The 3 Silliest Remarks From the Senate’s Cordray Hearing

  • Share
  • Read Later
Chip Somodevilla / Getty Images

Richard Cordray testifies during his confirmation hearing before a Senate committee on Captiol Hill.

Richard Cordray, the former Ohio attorney general picked by President Obama to lead the Consumer Financial Protection Bureau, had a hearing with the Senate Banking Committee Tuesday. The elephant in the room — no pun intended — is that 44 Republican senators have said they’ll block the confirmation of any director to head the new CFPB unless the Obama administration agrees to substantially change the agency’s makeup in a way that would almost certainly curtail its ability to crack down on providers of predatory financial products.
Most of the senators conducting the questioning were pro-CFPB, so the exchanges with Cordray were mostly non-combative, although Robert Menendez (D-N.J.) tried to prod him into pointing out that none of the lawmakers objecting to his confirmation had called his qualifications into question. But two members of the committee tried to argue that a consumer finance watchdog is a bad idea and wound up saying some pretty ridiculous things in the process.

(MORE: Even More Credit Scores: Good or Bad for Consumers?)

1) “The director will be virtually free of any constraints on his authority,” he claimed. “It’s only a matter of time before this concentration of power is abused or misused.” – Senator Richard Shelby (R-Ala.)

GOP senators are demanding is that the CFPB be led by a committee rather than a single director, claiming that a single-director model puts too much power in one person’s hands and would be unprecedented in the financial regulatory structure. Both the Federal Housing Finance Agency, which just filed lawsuits against a slew of big banks for selling junk mortgages to investors, and the Office of the Comptroller of the Currency have single directors. For its part, the OCC has been described variously as an “enabler” of bad bank behavior and “asleep at the wheel,” so a single director doesn’t necessarily lead to heavy-handed regulation.

2)  “We’re creating an environment … encouraging people to default.” – Senator Bob Corker (R-Tenn.)

Corker asked the would-be director how he felt about credit-card late fees, and Cordray said he’d pushed to have the government put limits on them, reforms that were eventually incorporated into the Credit CARD Act of 2009. Corker’s response is disingenuous, at best, in its suggestion that prohibiting card companies from charging huge penalties is going to turn credit cardholders into scofflaws, en masse.

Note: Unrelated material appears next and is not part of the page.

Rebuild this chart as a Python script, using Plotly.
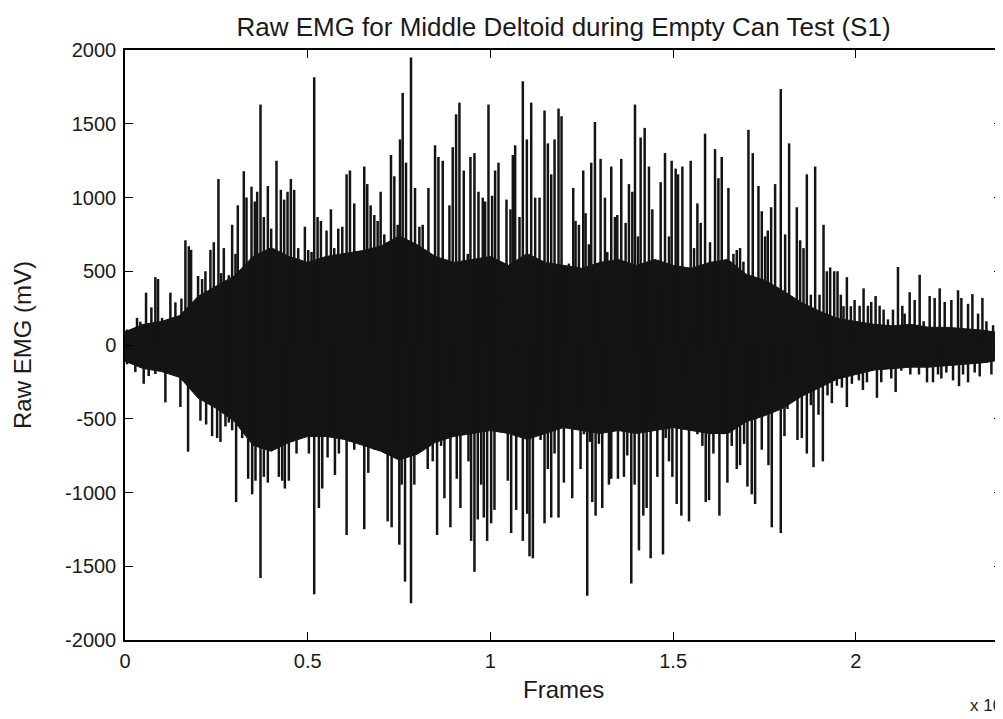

In fact, the percentages of people not paying their credit cards has actually been on a downward trajectory since the CARD Act was implemented.

(MORE: What Do You Think the CFPB Should Crack Down On?)

3) “It’s not typical to have a political activist … announced to be head of a national organization.” – Senator Corker

Corker’s complaint makes Cordray sound like some kind of slogan-chanting firebrand. In reality, he was an early, aggressive advocate for homeowners who were foreclosed on with “robosigned” paperwork by suing mortgage companies for fraud during his tenure.

(Corker also argued that Cordray’s earlier contemplation of a run for governor would make him an inappropriate choice for director. Cordray responded that he had no plans to run for any political office.)